From the Ashes, 1872-1900
A Selection of Documents from the Illinois State Archives
DOCUMENT 3PETITION TO REMIT A FINE IMPOSED FOR VIOLATION OF THE POUND ORDINANCE
November 13, 1872
During the 1870s Chicago was still experiencing serious problems with stray cattle, horses, swine, sheep and goats roaming the streets, eating vegetation, fouling their paths, and generally causing a nuisance. In May of 1871 the city council addressed this problem with a revised pound ordinance. Substantial new pounds were to be constructed in each of the three divisions. To each pound was appointed a keeper who was paid $100 per annum plus impounding fees. In the West Division the pound limits consisted of West Indiana Street on the north, Western Avenue on the west, West Harrison Street on the south, and the Chicago River on the east.

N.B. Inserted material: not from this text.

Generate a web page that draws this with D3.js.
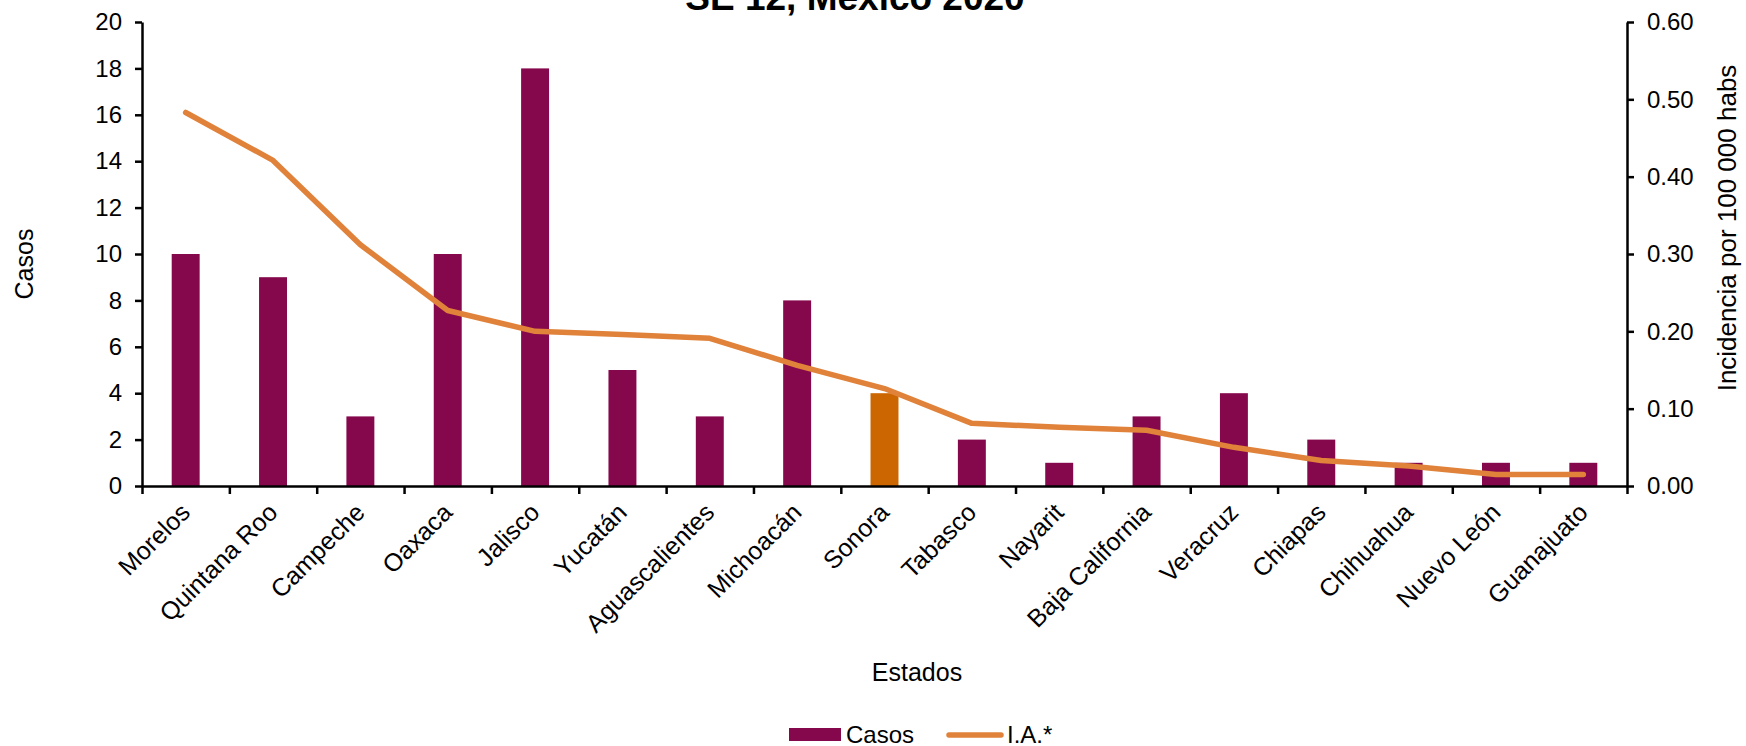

If a stray animal was found unattended, the pound keeper or a private citizen could take it to the pound and be paid fifty cents for each animal so removed. If one discovered that one's animal had been impounded, he could recover his beast by paying a fine of three dollars plus a fifty-cent impounding fee. An additional fifty cents was charged for the animal's sustenance for each day it was held at the pound. If an animal went unclaimed, it was sold at auction after public notice had been given. The proceeds went to the city after all fees had been deducted. If one tried to retrieve an animal from the pound without the keeper's permission or if one interfered with the removal of an animal to the pound, the offender was subject to a fine of up to twenty dollars.
In this instance the council's Committee on Finance refused the petition. It found that the fine had been imposed in accordance with the pound ordinance and chose not to consider the mitigating circumstances Patrick Carey described.
Points to Consider
Why was Patrick Carey asking for a refund of his fine?
What was west of Western Avenue in 1872 and what is there now?
Why were fines and fees of twenty-eight dollars "a great hardship" to Patrick Carey?
Why would Mr. Carey have been herding his cattle in an area west of Western Avenue?